Architecture has always depended on the influence of politics, and with the dissonance between the geographies of the world today, this influence is only likely to increase. Political habits have a direct relation to social life, and consequently on buildings and urbanity. The ruling party of the day largely governs Urban laws on town planning and zoning and building regulations. Those who hold the reins of political power also determine the allocation of funding for architectural and town planning projects. Architects can be seen as creative people who push the boundaries of politics to achieve social needs; this process will undoubtedly have a significant influence on the future growth of our cities.

Social Architecture

Social architecture is fast emerging as a foreseeable trend in building concepts and is a viable career path for architects who have an eye on social consciousness. Social architects believe that the fabric of society can be enhanced by consciously planning and creating spaces for social interactions to optimize human relationships and create the right social vibes. They combine thinking from political sciences, psychology, anthropology and sociology and inter-related fields to design spaces that enhance the flow of desired human interactions.

This new approach to designing will be the defining paradigm in tomorrow’s architecture. Architecture can be effectively used as an instrument of social control; and by enhancing people’s abilities to communicate and interact within their built environments, human efficiency and productivity can be measurably increased.
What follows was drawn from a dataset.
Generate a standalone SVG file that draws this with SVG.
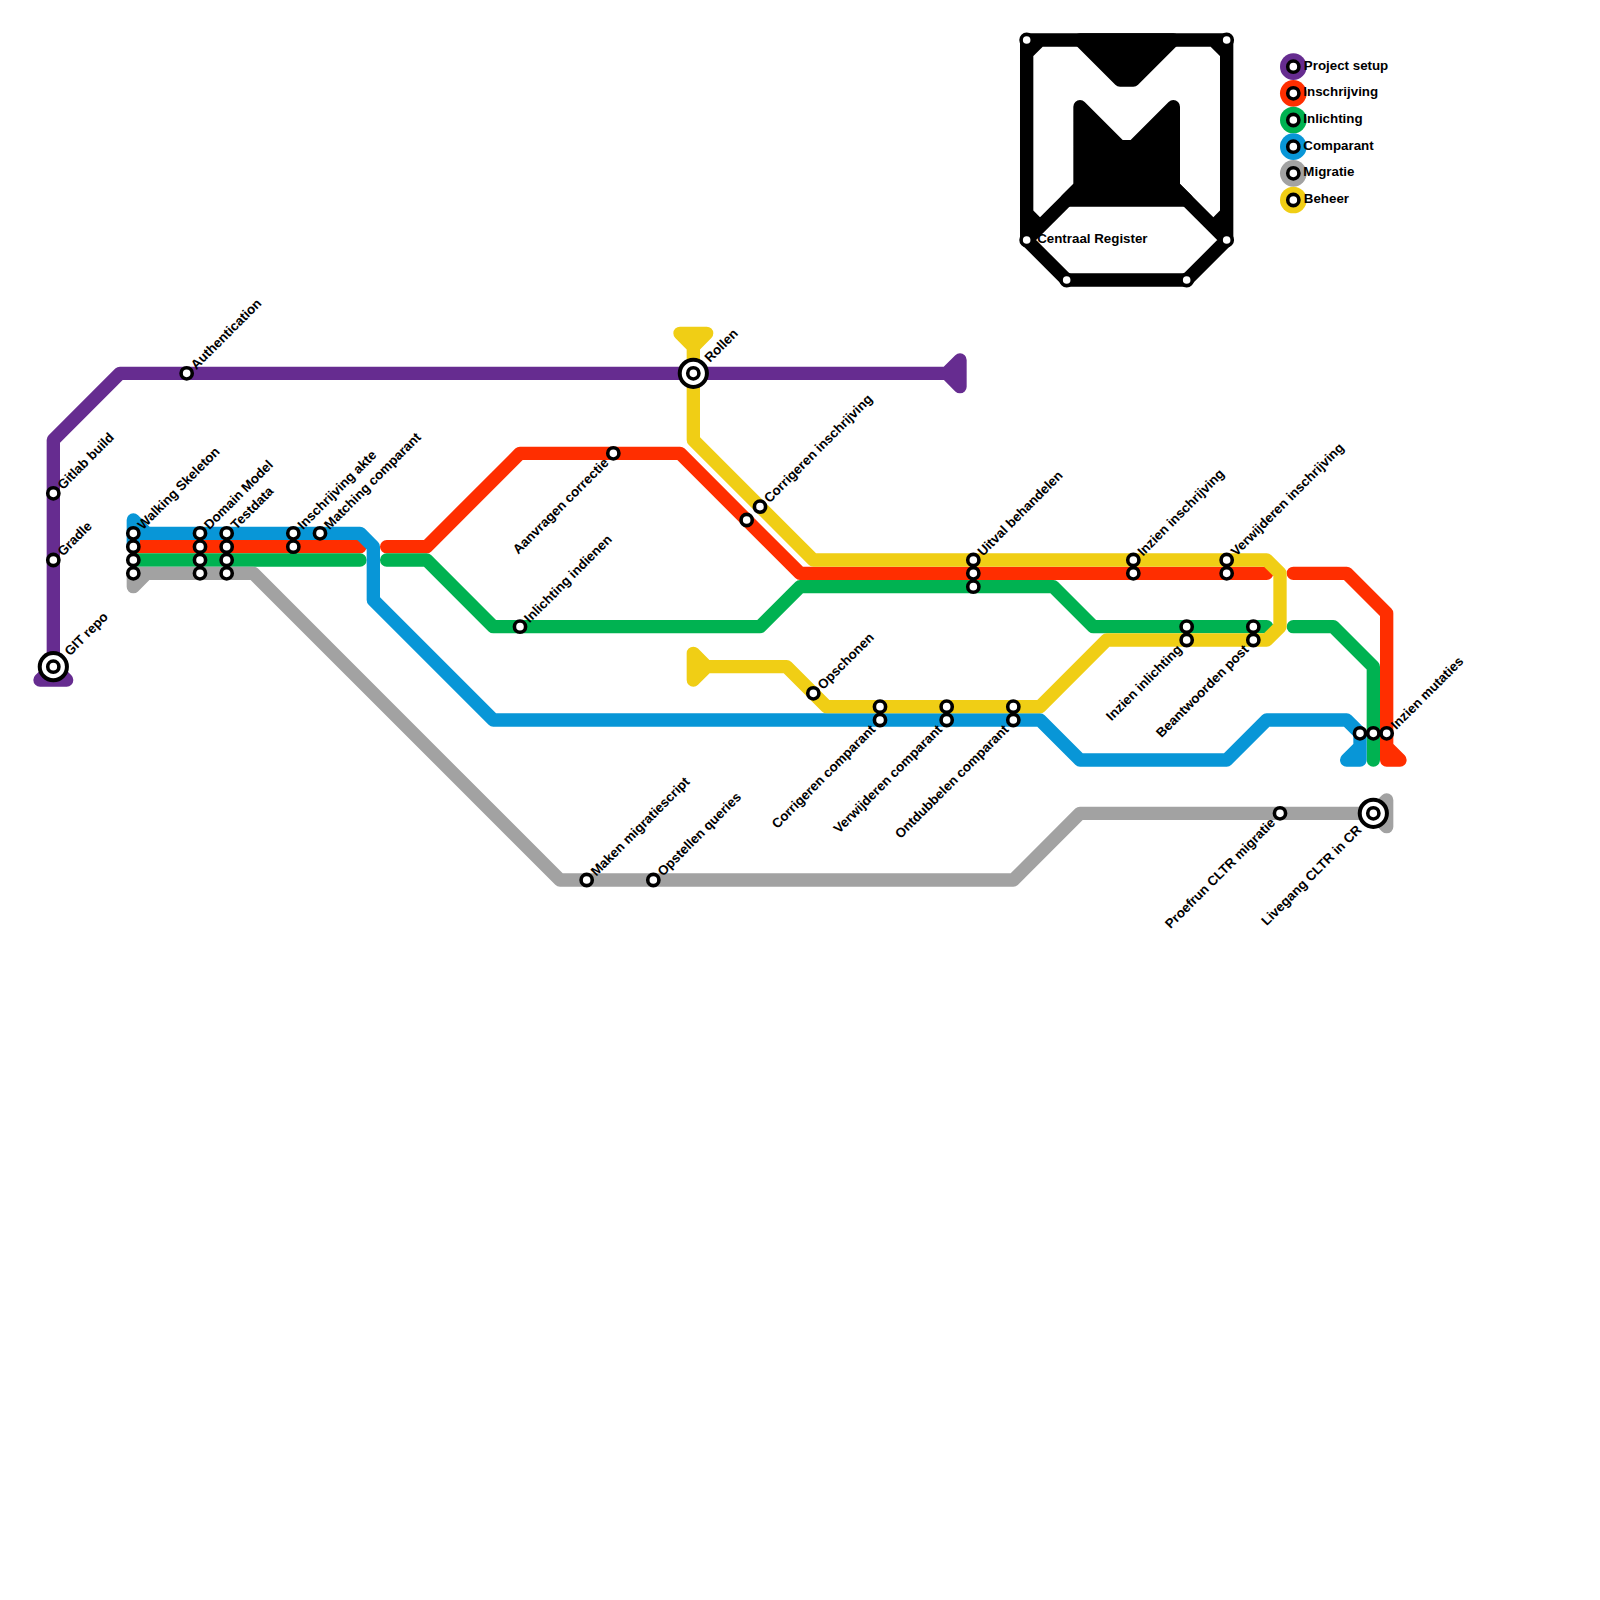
<svg xmlns="http://www.w3.org/2000/svg" width="1600" height="1600" viewBox="0 0 1600 1600">
<style>
text{font-family:"Liberation Sans",Arial,sans-serif;font-weight:700;font-size:13.33px;fill:#000}
.e{text-anchor:end}
#connectors path{fill:none;stroke-width:1;stroke-linecap:round;stroke-linejoin:round}
.purple{stroke:#662c90}.red{stroke:#ff2e00}.green{stroke:#00b251}.blue{stroke:#0896d7}.gray{stroke:#a2a2a2}.yellow{stroke:#f0ce15}.black{stroke:#000}
#connectors path.bf{fill:#000}
.st{fill:#fff;stroke:#000;stroke-width:3.6}
.bg{fill:#fff;stroke:#000;stroke-width:4}
.bi{fill:#fff;stroke:#000;stroke-width:3.6}
</style>
<rect width="1600" height="1600" fill="#fff"/>
<g id="connectors" transform="scale(13.33333)">
<path class="purple" d="M4 50V33L9 28H71M71 28L72 27V29ZM3 51H5L4 50Z"/>
<path class="red" d="M10 41H27M29 41H32L39 34H51L60 43H95M97 43H101L104 46V57H105L104 56"/>
<path class="green" d="M10 42H27M29 42H32L37 47H57L60 44H79L82 47H95M97 47H100L103 50V57"/>
<path class="blue" d="M11 40L10 39V41M10 40H27L28 41V45L37 54H78L81 57H92L95 54H101L102 55V57H101L102 56"/>
<path class="gray" d="M10 43V44L11 43M10 43H19L42 66H76L81 61H103M103 61L104 60V62Z"/>
<path class="yellow" d="M51 25H53L52 26ZM52 26V33L61 42H95L96 43V47L95 48H83L78 53H62L59 50H53L52 49V51L53 50"/>
<path class="black" d="M77 3H92V18L89 21H80L77 18ZM77 4L78 3M91 3L92 4M77 16L78 17M92 16L91 17M77 18L81 14M92 18L88 14"/>
<path class="black bf" d="M81 3L84 6H85L88 3Z"/>
<path class="black bf" d="M81 8L84 11H85L88 8V14L89 15H80L81 14Z"/>
</g>
<g id="nodes">
<g id="n-gitlab" transform="translate(53.33,493.33)"><circle class="st" r="5.6"/><text transform="rotate(-45)" x="9" y="4.5">Gitlab build</text></g>
<g id="n-gradle" transform="translate(53.33,560)"><circle class="st" r="5.6"/><text transform="rotate(-45)" x="9" y="4.5">Gradle</text></g>
<g id="n-git" transform="translate(53.33,666.67)"><circle class="bg" r="13.6"/><circle class="bi" r="5.6"/><text transform="rotate(-45)" x="19" y="4.5">GIT repo</text></g>
<g id="n-auth" transform="translate(186.67,373.33)"><circle class="st" r="5.6"/><text transform="rotate(-45)" x="9" y="4.5">Authentication</text></g>
<g id="n-walking" transform="translate(133.33,533.33)"><circle class="st" r="5.6"/><circle class="st" cy="13.33" r="5.6"/><circle class="st" cy="26.67" r="5.6"/><circle class="st" cy="40" r="5.6"/><text transform="rotate(-45)" x="9" y="4.5">Walking Skeleton</text></g>
<g id="n-domain" transform="translate(200,533.33)"><circle class="st" r="5.6"/><circle class="st" cy="13.33" r="5.6"/><circle class="st" cy="26.67" r="5.6"/><circle class="st" cy="40" r="5.6"/><text transform="rotate(-45)" x="9" y="4.5">Domain Model</text></g>
<g id="n-testdata" transform="translate(226.67,533.33)"><circle class="st" r="5.6"/><circle class="st" cy="13.33" r="5.6"/><circle class="st" cy="26.67" r="5.6"/><circle class="st" cy="40" r="5.6"/><text transform="rotate(-45)" x="9" y="4.5">Testdata</text></g>
<g id="n-akte" transform="translate(293.33,533.33)"><circle class="st" r="5.6"/><circle class="st" cy="13.33" r="5.6"/><text transform="rotate(-45)" x="9" y="4.5">Inschrijving akte</text></g>
<g id="n-matching" transform="translate(320,533.33)"><circle class="st" r="5.6"/><text transform="rotate(-45)" x="9" y="4.5">Matching comparant</text></g>
<g id="n-aanvragen" transform="translate(613.33,453.33)"><circle class="st" r="5.6"/><text class="e" transform="rotate(-45)" x="-10" y="4.5">Aanvragen correctie</text></g>
<g id="n-indienen" transform="translate(520,626.67)"><circle class="st" r="5.6"/><text transform="rotate(-45)" x="9" y="4.5">Inlichting indienen</text></g>
<g id="n-rollen" transform="translate(693.33,373.33)"><circle class="bg" r="13.6"/><circle class="bi" r="5.6"/><text transform="rotate(-45)" x="19" y="4.5">Rollen</text></g>
<g id="n-corr-unnamed" transform="translate(746.67,520)"><circle class="st" r="5.6"/></g>
<g id="n-corr-inschr" transform="translate(760,506.67)"><circle class="st" r="5.6"/><text transform="rotate(-45)" x="9" y="4.5">Corrigeren inschrijving</text></g>
<g id="n-opschonen" transform="translate(813.33,693.33)"><circle class="st" r="5.6"/><text transform="rotate(-45)" x="9" y="4.5">Opschonen</text></g>
<g id="n-corr-comp" transform="translate(880,720)"><circle class="st" r="5.6"/><circle class="st" cy="-13.33" r="5.6"/><text class="e" transform="rotate(-45)" x="-10" y="4.5">Corrigeren comparant</text></g>
<g id="n-verw-comp" transform="translate(946.67,720)"><circle class="st" r="5.6"/><circle class="st" cy="-13.33" r="5.6"/><text class="e" transform="rotate(-45)" x="-10" y="4.5">Verwijderen comparant</text></g>
<g id="n-ontd-comp" transform="translate(1013.33,720)"><circle class="st" r="5.6"/><circle class="st" cy="-13.33" r="5.6"/><text class="e" transform="rotate(-45)" x="-10" y="4.5">Ontdubbelen comparant</text></g>
<g id="n-uitval" transform="translate(973.33,560)"><circle class="st" r="5.6"/><circle class="st" cy="13.33" r="5.6"/><circle class="st" cy="26.67" r="5.6"/><text transform="rotate(-45)" x="9" y="4.5">Uitval behandelen</text></g>
<g id="n-inz-inschr" transform="translate(1133.33,560)"><circle class="st" r="5.6"/><circle class="st" cy="13.33" r="5.6"/><text transform="rotate(-45)" x="9" y="4.5">Inzien inschrijving</text></g>
<g id="n-inz-inl" transform="translate(1186.67,640)"><circle class="st" r="5.6"/><circle class="st" cy="-13.33" r="5.6"/><text class="e" transform="rotate(-45)" x="-10" y="4.5">Inzien inlichting</text></g>
<g id="n-verw-inschr" transform="translate(1226.67,560)"><circle class="st" r="5.6"/><circle class="st" cy="13.33" r="5.6"/><text transform="rotate(-45)" x="9" y="4.5">Verwijderen inschrijving</text></g>
<g id="n-beant" transform="translate(1253.33,640)"><circle class="st" r="5.6"/><circle class="st" cy="-13.33" r="5.6"/><text class="e" transform="rotate(-45)" x="-10" y="4.5">Beantwoorden post</text></g>
<g id="n-maken" transform="translate(586.67,880)"><circle class="st" r="5.6"/><text transform="rotate(-45)" x="9" y="4.5">Maken migratiescript</text></g>
<g id="n-opstellen" transform="translate(653.33,880)"><circle class="st" r="5.6"/><text transform="rotate(-45)" x="9" y="4.5">Opstellen queries</text></g>
<g id="n-proefrun" transform="translate(1280,813.33)"><circle class="st" r="5.6"/><text class="e" transform="rotate(-45)" x="-10" y="4.5">Proefrun CLTR migratie</text></g>
<g id="n-livegang" transform="translate(1373.33,813.33)"><circle class="bg" r="13.6"/><circle class="bi" r="5.6"/><text class="e" transform="rotate(-45)" x="-20" y="4.5">Livegang CLTR in CR</text></g>
<g id="n-mutaties" transform="translate(1386.67,733.33)"><circle class="st" r="5.6"/><circle class="st" cx="-13.33" r="5.6"/><circle class="st" cx="-26.67" r="5.6"/><text transform="rotate(-45)" x="9" y="4.5">Inzien mutaties</text></g>
<g id="n-cr1" transform="translate(1026.67,240)"><circle class="st" r="5.6"/><text x="10.5" y="3">Centraal Register</text></g>
<g id="n-cr2"><circle class="st" cx="1026.67" cy="40" r="5.6"/></g>
<g id="n-cr3"><circle class="st" cx="1226.67" cy="40" r="5.6"/></g>
<g id="n-cr4"><circle class="st" cx="1226.67" cy="240" r="5.6"/></g>
<g id="n-cr5"><circle class="st" cx="1066.67" cy="280" r="5.6"/></g>
<g id="n-cr6"><circle class="st" cx="1186.67" cy="280" r="5.6"/></g>
</g>
<g id="legend">
<g id="l-setup" transform="translate(1293.33,66.67)"><circle r="13.33" fill="#662c90"/><circle class="st" r="5.6"/><text x="10.5" y="3">Project setup</text></g>
<g id="l-inschr" transform="translate(1293.33,93.33)"><circle r="13.33" fill="#ff2e00"/><circle class="st" r="5.6"/><text x="10" y="3">Inschrijving</text></g>
<g id="l-inl" transform="translate(1293.33,120)"><circle r="13.33" fill="#00b251"/><circle class="st" r="5.6"/><text x="10" y="3">Inlichting</text></g>
<g id="l-comp" transform="translate(1293.33,146.67)"><circle r="13.33" fill="#0896d7"/><circle class="st" r="5.6"/><text x="10" y="3">Comparant</text></g>
<g id="l-mig" transform="translate(1293.33,173.33)"><circle r="13.33" fill="#a2a2a2"/><circle class="st" r="5.6"/><text x="10" y="3">Migratie</text></g>
<g id="l-beh" transform="translate(1293.33,200)"><circle r="13.33" fill="#f0ce15"/><circle class="st" r="5.6"/><text x="10.5" y="3">Beheer</text></g>
</g>
</svg>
Advancing Technologies in Graphic Representation

There is some seriously innovative thinking that is happening in the world of VR and immersive architecture. With radical advancements in computer graphics, headsets and HD projectors, futuristic graphics and tracking technology, we can now create incredibly interactive real-life experiences in conceptual design thinking. Customers all over the world will soon be able to immerse themselves in scale models using augmented reality that can be manipulated, and provide a real-life sense of presence in environments that are as yet unbuilt. Traditional Representation Models will soon be completely replaced by hyper-realistic imagery that is created using new-age digital tools.

The past decade has already seen the initialization of these trends, with path-breaking changes that have laid the foundation for a future where traditional concepts are shattered. Today’s projects are already answering the needs of the future, with innovative designs seeking to represent the architecture of tomorrow.

In the words of one of the greatest architects the world has ever seen, Frank Gehry “Architecture should speak of its time and place, but yearn for timelessness.” What makes Gehry such a visionary is that he has been able to anticipate and build for the needs of the future, and this makes his buildings very relevant and meaningful. Architects are required to be magical crystal ball gazers who can look ahead and foresee the needs of generations to come, and Gehry’s signature style exemplifies this.

Architecture, through the ages, has always been perceived as a changing and defining force in society. Today, we are in an exciting period of innovation and creation. The role of architects in the future is poised to be very different from what it is today, and at Rayvat Engineering we do welcome the change!